Set task: Give back every line exactly as it appears, pictures excluded.

========================

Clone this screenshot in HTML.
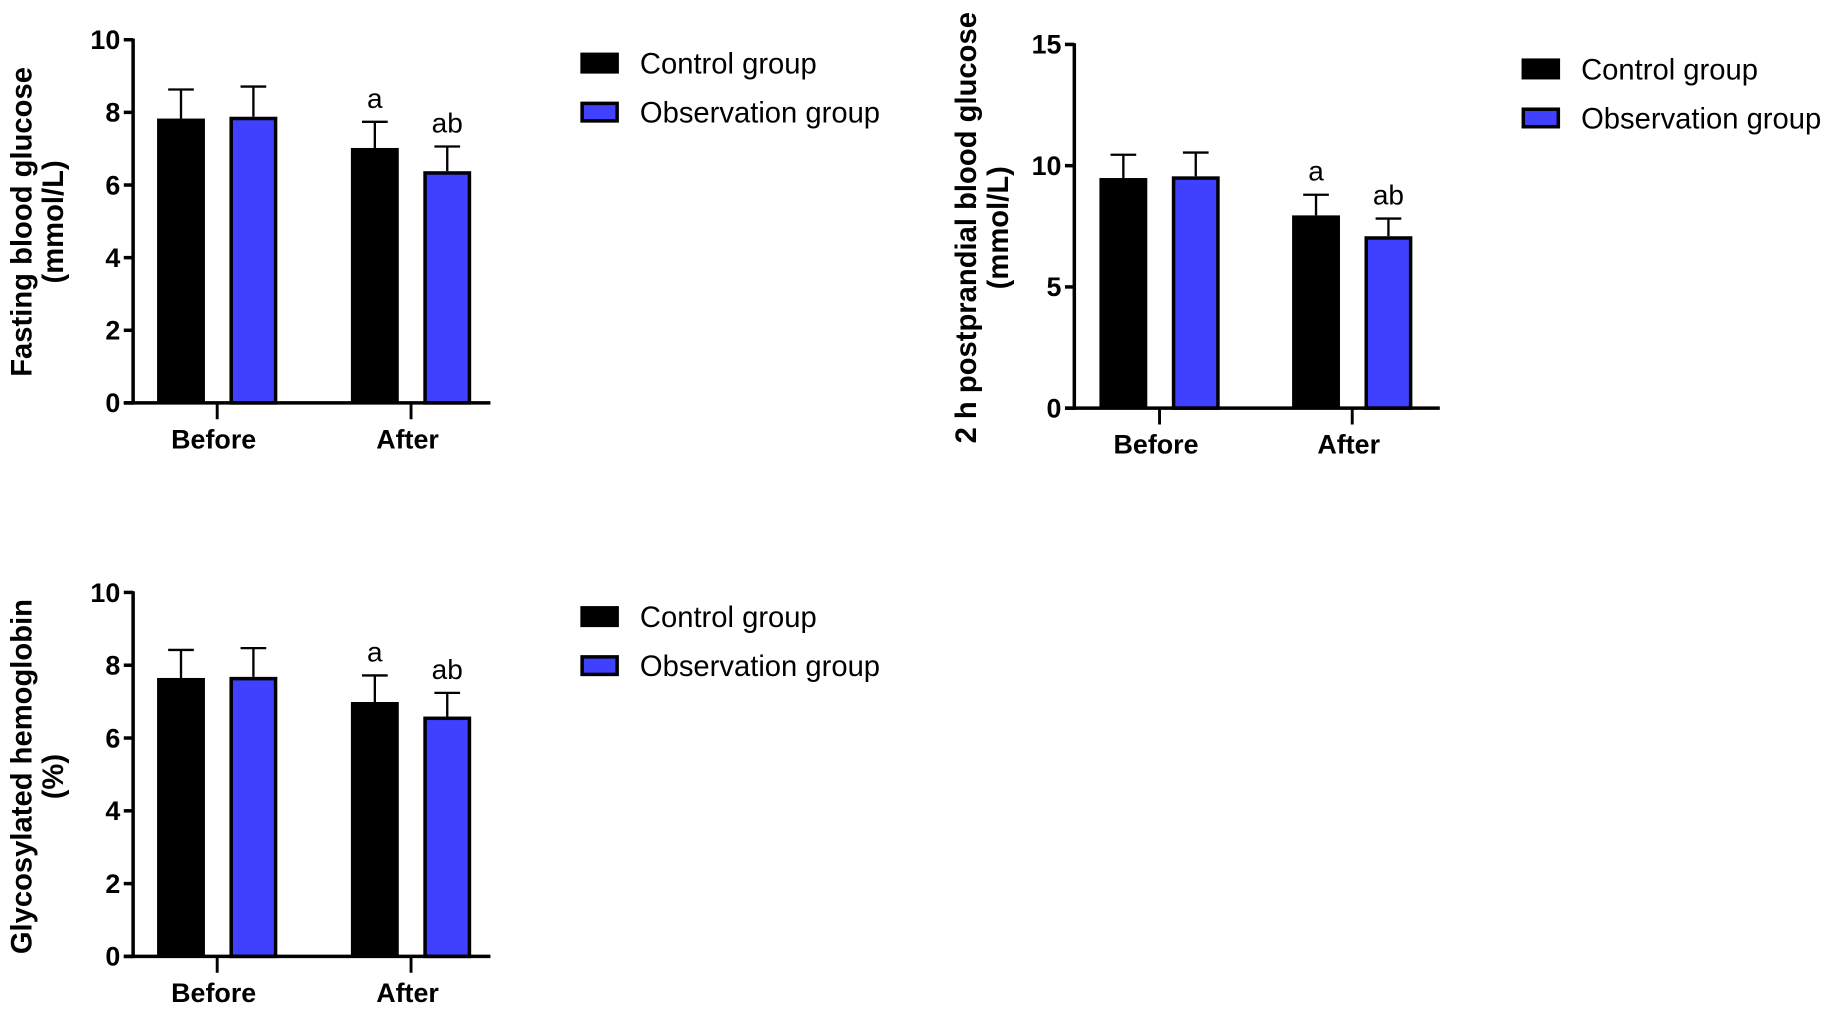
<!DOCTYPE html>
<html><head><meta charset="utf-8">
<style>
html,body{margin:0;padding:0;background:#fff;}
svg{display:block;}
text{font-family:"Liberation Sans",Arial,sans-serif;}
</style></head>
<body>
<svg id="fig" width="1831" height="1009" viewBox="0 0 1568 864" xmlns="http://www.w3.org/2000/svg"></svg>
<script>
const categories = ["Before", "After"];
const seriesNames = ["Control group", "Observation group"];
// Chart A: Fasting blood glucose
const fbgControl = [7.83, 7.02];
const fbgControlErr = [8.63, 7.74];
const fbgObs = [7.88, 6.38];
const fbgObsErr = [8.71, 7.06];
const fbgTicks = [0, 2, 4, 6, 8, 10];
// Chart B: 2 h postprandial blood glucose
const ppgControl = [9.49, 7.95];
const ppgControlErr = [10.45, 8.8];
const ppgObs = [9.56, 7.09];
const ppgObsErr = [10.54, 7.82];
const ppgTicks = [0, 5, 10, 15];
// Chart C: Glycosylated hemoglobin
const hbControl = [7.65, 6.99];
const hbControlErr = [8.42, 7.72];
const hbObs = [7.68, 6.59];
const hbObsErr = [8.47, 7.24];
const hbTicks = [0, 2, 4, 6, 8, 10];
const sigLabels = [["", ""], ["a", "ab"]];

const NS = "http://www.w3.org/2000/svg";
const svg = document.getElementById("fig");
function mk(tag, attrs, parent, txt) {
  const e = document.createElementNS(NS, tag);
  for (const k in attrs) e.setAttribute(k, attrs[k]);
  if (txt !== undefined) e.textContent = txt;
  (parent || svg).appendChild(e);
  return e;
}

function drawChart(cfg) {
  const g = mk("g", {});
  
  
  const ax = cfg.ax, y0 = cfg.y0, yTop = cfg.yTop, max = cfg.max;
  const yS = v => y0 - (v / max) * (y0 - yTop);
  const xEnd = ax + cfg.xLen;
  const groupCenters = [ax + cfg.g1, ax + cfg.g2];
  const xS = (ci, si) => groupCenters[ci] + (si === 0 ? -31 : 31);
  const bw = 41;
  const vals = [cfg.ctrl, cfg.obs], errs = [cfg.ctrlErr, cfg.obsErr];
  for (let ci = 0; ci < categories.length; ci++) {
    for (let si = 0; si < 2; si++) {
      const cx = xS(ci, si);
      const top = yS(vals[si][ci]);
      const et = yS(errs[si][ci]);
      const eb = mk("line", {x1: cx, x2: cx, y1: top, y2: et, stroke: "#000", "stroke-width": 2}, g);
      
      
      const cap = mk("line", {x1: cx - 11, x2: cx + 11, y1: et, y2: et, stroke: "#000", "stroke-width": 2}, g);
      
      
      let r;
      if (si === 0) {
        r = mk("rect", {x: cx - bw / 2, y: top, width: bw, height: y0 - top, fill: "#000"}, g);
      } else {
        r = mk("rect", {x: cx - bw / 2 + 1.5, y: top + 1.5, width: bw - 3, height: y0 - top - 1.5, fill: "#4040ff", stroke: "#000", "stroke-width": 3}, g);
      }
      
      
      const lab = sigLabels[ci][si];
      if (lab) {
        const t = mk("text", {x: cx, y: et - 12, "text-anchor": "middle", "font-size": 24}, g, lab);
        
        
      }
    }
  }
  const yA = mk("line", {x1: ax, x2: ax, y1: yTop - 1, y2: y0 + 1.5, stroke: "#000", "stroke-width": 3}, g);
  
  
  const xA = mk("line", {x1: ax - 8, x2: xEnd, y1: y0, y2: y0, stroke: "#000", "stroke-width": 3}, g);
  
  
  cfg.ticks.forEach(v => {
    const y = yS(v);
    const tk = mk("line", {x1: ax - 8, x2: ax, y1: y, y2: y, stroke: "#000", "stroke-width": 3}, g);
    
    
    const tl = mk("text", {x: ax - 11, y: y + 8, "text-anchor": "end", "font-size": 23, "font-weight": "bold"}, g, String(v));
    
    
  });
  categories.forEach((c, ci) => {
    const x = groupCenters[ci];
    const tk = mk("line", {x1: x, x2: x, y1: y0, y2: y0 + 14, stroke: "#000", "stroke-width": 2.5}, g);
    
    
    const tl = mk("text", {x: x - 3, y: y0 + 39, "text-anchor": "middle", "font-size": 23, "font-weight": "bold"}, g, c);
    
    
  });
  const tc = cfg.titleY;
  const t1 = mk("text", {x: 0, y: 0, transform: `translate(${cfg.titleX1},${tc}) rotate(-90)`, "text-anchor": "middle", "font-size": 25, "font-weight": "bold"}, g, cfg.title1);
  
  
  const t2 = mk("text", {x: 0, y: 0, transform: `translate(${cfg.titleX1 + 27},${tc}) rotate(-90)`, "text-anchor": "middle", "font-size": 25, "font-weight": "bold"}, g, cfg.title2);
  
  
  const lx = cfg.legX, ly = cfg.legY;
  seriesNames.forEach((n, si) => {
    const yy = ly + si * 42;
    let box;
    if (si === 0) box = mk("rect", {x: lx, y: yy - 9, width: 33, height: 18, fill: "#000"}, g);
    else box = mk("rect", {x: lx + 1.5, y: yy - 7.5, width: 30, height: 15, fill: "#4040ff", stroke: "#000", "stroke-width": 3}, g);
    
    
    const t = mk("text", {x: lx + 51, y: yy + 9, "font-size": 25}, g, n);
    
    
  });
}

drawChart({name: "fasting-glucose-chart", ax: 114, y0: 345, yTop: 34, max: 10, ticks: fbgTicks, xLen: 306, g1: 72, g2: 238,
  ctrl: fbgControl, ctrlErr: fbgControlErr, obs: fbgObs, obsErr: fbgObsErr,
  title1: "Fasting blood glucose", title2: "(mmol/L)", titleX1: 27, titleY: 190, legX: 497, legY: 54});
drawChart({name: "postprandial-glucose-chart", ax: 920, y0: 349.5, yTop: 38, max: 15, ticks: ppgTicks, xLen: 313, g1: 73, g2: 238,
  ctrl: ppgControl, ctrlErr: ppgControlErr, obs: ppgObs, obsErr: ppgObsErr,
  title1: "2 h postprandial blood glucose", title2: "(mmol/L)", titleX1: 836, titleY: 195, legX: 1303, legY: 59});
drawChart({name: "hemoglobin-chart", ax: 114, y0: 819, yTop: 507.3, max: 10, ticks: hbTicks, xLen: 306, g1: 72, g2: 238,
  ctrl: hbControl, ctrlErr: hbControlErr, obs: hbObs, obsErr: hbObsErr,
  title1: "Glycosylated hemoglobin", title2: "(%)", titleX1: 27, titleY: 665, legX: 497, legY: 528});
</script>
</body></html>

========================

Exercise output:
Clone this screenshot in HTML.
<!DOCTYPE html>
<html><head><meta charset="utf-8">
<style>
html,body{margin:0;padding:0;background:#fff;}
svg{display:block;}
text{font-family:"Liberation Sans",Arial,sans-serif;}
</style></head>
<body>
<svg id="fig" width="1831" height="1009" viewBox="0 0 1568 864" xmlns="http://www.w3.org/2000/svg"></svg>
<script>
const categories = ["Before", "After"];
const seriesNames = ["Control group", "Observation group"];
// Chart A: Fasting blood glucose
const fbgControl = [7.83, 7.02];
const fbgControlErr = [8.63, 7.74];
const fbgObs = [7.88, 6.38];
const fbgObsErr = [8.71, 7.06];
const fbgTicks = [0, 2, 4, 6, 8, 10];
// Chart B: 2 h postprandial blood glucose
const ppgControl = [9.49, 7.95];
const ppgControlErr = [10.45, 8.8];
const ppgObs = [9.56, 7.09];
const ppgObsErr = [10.54, 7.82];
const ppgTicks = [0, 5, 10, 15];
// Chart C: Glycosylated hemoglobin
const hbControl = [7.65, 6.99];
const hbControlErr = [8.42, 7.72];
const hbObs = [7.68, 6.59];
const hbObsErr = [8.47, 7.24];
const hbTicks = [0, 2, 4, 6, 8, 10];
const sigLabels = [["", ""], ["a", "ab"]];

const NS = "http://www.w3.org/2000/svg";
const svg = document.getElementById("fig");
function mk(tag, attrs, parent, txt) {
  const e = document.createElementNS(NS, tag);
  for (const k in attrs) e.setAttribute(k, attrs[k]);
  if (txt !== undefined) e.textContent = txt;
  (parent || svg).appendChild(e);
  return e;
}

function drawChart(cfg) {
  const g = mk("g", {});
  
  
  const ax = cfg.ax, y0 = cfg.y0, yTop = cfg.yTop, max = cfg.max;
  const yS = v => y0 - (v / max) * (y0 - yTop);
  const xEnd = ax + cfg.xLen;
  const groupCenters = [ax + cfg.g1, ax + cfg.g2];
  const xS = (ci, si) => groupCenters[ci] + (si === 0 ? -31 : 31);
  const bw = 41;
  const vals = [cfg.ctrl, cfg.obs], errs = [cfg.ctrlErr, cfg.obsErr];
  for (let ci = 0; ci < categories.length; ci++) {
    for (let si = 0; si < 2; si++) {
      const cx = xS(ci, si);
      const top = yS(vals[si][ci]);
      const et = yS(errs[si][ci]);
      const eb = mk("line", {x1: cx, x2: cx, y1: top, y2: et, stroke: "#000", "stroke-width": 2}, g);
      
      
      const cap = mk("line", {x1: cx - 11, x2: cx + 11, y1: et, y2: et, stroke: "#000", "stroke-width": 2}, g);
      
      
      let r;
      if (si === 0) {
        r = mk("rect", {x: cx - bw / 2, y: top, width: bw, height: y0 - top, fill: "#000"}, g);
      } else {
        r = mk("rect", {x: cx - bw / 2 + 1.5, y: top + 1.5, width: bw - 3, height: y0 - top - 1.5, fill: "#4040ff", stroke: "#000", "stroke-width": 3}, g);
      }
      
      
      const lab = sigLabels[ci][si];
      if (lab) {
        const t = mk("text", {x: cx, y: et - 12, "text-anchor": "middle", "font-size": 24}, g, lab);
        
        
      }
    }
  }
  const yA = mk("line", {x1: ax, x2: ax, y1: yTop - 1, y2: y0 + 1.5, stroke: "#000", "stroke-width": 3}, g);
  
  
  const xA = mk("line", {x1: ax - 8, x2: xEnd, y1: y0, y2: y0, stroke: "#000", "stroke-width": 3}, g);
  
  
  cfg.ticks.forEach(v => {
    const y = yS(v);
    const tk = mk("line", {x1: ax - 8, x2: ax, y1: y, y2: y, stroke: "#000", "stroke-width": 3}, g);
    
    
    const tl = mk("text", {x: ax - 11, y: y + 8, "text-anchor": "end", "font-size": 23, "font-weight": "bold"}, g, String(v));
    
    
  });
  categories.forEach((c, ci) => {
    const x = groupCenters[ci];
    const tk = mk("line", {x1: x, x2: x, y1: y0, y2: y0 + 14, stroke: "#000", "stroke-width": 2.5}, g);
    
    
    const tl = mk("text", {x: x - 3, y: y0 + 39, "text-anchor": "middle", "font-size": 23, "font-weight": "bold"}, g, c);
    
    
  });
  const tc = cfg.titleY;
  const t1 = mk("text", {x: 0, y: 0, transform: `translate(${cfg.titleX1},${tc}) rotate(-90)`, "text-anchor": "middle", "font-size": 25, "font-weight": "bold"}, g, cfg.title1);
  
  
  const t2 = mk("text", {x: 0, y: 0, transform: `translate(${cfg.titleX1 + 27},${tc}) rotate(-90)`, "text-anchor": "middle", "font-size": 25, "font-weight": "bold"}, g, cfg.title2);
  
  
  const lx = cfg.legX, ly = cfg.legY;
  seriesNames.forEach((n, si) => {
    const yy = ly + si * 42;
    let box;
    if (si === 0) box = mk("rect", {x: lx, y: yy - 9, width: 33, height: 18, fill: "#000"}, g);
    else box = mk("rect", {x: lx + 1.5, y: yy - 7.5, width: 30, height: 15, fill: "#4040ff", stroke: "#000", "stroke-width": 3}, g);
    
    
    const t = mk("text", {x: lx + 51, y: yy + 9, "font-size": 25}, g, n);
    
    
  });
}

drawChart({name: "fasting-glucose-chart", ax: 114, y0: 345, yTop: 34, max: 10, ticks: fbgTicks, xLen: 306, g1: 72, g2: 238,
  ctrl: fbgControl, ctrlErr: fbgControlErr, obs: fbgObs, obsErr: fbgObsErr,
  title1: "Fasting blood glucose", title2: "(mmol/L)", titleX1: 27, titleY: 190, legX: 497, legY: 54});
drawChart({name: "postprandial-glucose-chart", ax: 920, y0: 349.5, yTop: 38, max: 15, ticks: ppgTicks, xLen: 313, g1: 73, g2: 238,
  ctrl: ppgControl, ctrlErr: ppgControlErr, obs: ppgObs, obsErr: ppgObsErr,
  title1: "2 h postprandial blood glucose", title2: "(mmol/L)", titleX1: 836, titleY: 195, legX: 1303, legY: 59});
drawChart({name: "hemoglobin-chart", ax: 114, y0: 819, yTop: 507.3, max: 10, ticks: hbTicks, xLen: 306, g1: 72, g2: 238,
  ctrl: hbControl, ctrlErr: hbControlErr, obs: hbObs, obsErr: hbObsErr,
  title1: "Glycosylated hemoglobin", title2: "(%)", titleX1: 27, titleY: 665, legX: 497, legY: 528});
</script>
</body></html>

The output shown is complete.